Leading Shiite Rejects Making Changes to Iraqi Charter
BAGHDAD, Iraq, Jan. 11 - Iraq's most powerful Shiite leader today rejected making major changes to the new constitution, dealing a blow to Sunni Arab hopes of amending the charter to avoid being shut out of the nation's vast oil wealth.It appears there is no place in the government for the Sunnis who have controlled the country for over 70 years. This is certainly bad news for the Bush administration.
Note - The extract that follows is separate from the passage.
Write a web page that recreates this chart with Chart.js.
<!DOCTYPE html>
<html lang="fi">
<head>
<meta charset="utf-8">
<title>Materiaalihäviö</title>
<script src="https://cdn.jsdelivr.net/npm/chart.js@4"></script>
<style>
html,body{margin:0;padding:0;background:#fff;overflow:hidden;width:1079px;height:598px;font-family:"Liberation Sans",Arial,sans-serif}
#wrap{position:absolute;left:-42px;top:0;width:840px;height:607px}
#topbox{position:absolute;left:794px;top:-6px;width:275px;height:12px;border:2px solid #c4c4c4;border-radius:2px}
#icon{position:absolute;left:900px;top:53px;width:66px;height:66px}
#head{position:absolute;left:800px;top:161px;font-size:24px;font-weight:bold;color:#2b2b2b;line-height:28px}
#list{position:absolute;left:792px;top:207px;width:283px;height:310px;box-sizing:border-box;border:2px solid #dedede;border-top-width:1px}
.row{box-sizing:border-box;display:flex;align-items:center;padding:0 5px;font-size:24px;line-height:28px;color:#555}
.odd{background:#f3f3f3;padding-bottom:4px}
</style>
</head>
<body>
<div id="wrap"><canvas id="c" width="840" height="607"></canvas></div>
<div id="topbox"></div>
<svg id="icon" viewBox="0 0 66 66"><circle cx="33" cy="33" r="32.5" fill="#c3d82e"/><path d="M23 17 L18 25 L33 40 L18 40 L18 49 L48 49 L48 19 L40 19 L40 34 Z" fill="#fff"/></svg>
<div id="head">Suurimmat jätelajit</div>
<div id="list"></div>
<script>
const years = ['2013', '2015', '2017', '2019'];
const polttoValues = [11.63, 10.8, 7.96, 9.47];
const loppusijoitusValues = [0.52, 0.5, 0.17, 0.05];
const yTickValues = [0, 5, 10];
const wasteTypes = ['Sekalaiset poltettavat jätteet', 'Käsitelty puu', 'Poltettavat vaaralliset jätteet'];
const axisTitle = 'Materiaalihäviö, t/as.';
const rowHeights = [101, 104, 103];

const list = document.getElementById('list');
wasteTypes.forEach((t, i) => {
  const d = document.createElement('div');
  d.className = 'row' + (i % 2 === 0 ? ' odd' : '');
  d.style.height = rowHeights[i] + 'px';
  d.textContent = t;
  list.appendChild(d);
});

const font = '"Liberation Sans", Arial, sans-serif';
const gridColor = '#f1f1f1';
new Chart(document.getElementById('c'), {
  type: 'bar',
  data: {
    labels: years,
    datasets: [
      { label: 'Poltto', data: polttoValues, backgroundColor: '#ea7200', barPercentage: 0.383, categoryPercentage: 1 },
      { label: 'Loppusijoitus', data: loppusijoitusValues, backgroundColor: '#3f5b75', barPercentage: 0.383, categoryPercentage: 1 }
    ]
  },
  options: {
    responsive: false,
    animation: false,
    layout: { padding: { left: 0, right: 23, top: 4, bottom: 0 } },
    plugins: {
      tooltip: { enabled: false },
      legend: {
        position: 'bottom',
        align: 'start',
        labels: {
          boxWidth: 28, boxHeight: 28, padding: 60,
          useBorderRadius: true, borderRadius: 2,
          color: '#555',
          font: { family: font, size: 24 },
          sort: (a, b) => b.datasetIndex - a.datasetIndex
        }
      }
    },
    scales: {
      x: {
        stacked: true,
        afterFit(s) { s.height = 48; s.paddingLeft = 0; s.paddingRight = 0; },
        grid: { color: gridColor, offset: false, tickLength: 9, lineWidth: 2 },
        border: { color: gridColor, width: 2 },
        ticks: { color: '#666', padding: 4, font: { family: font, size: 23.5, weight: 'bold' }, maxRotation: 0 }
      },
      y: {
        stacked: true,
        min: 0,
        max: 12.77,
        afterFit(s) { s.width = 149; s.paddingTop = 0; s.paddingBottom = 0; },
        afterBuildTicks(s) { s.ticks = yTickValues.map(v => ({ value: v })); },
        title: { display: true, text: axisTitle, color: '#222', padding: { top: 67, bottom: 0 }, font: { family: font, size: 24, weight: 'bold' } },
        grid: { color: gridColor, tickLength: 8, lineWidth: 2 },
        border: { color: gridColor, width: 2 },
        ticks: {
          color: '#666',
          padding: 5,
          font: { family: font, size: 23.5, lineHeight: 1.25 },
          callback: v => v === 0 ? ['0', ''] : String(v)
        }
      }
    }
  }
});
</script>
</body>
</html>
Sunni Arabs were reluctant to sign on to the constitution last fall, fearing that provisions granting wide powers to autonomous regions would leave oil in the hands of Kurds in the north and Shiites in the south. The Sunnis dominate in western and much of northwestern and north-central Iraq, but the oil lies beneath Kurdistan and portions of southern Iraq that one day may be subsumed in a similar semi-independent region controlled by Shiites.
As a carrot for the Sunni Arabs, the constitution was amended before its successful October referendum so legislators elected in the national ballot last month could alter it with a two-thirds vote. Some Shiites also voiced a willingness to negotiate with Sunnis on amendments to the charter.
But today Abdul Aziz al-Hakim, leader of the Supreme Council for Islamic Revolution in Iraq, vowed to give no ground on crucial portions of the constitution.
Desperate to deflate the Sunni-dominated insurgency, American officials are pushing Shiites to accept changes to the constitution. The American ambassador to Iraq, Zalmay Khalilzad, wrote in The Wall Street Journal on Monday that the charter "will likely need to be amended in the coming year to broaden support." He cited compromises "on some substantive issues such as federalization in Arab regions of Iraq."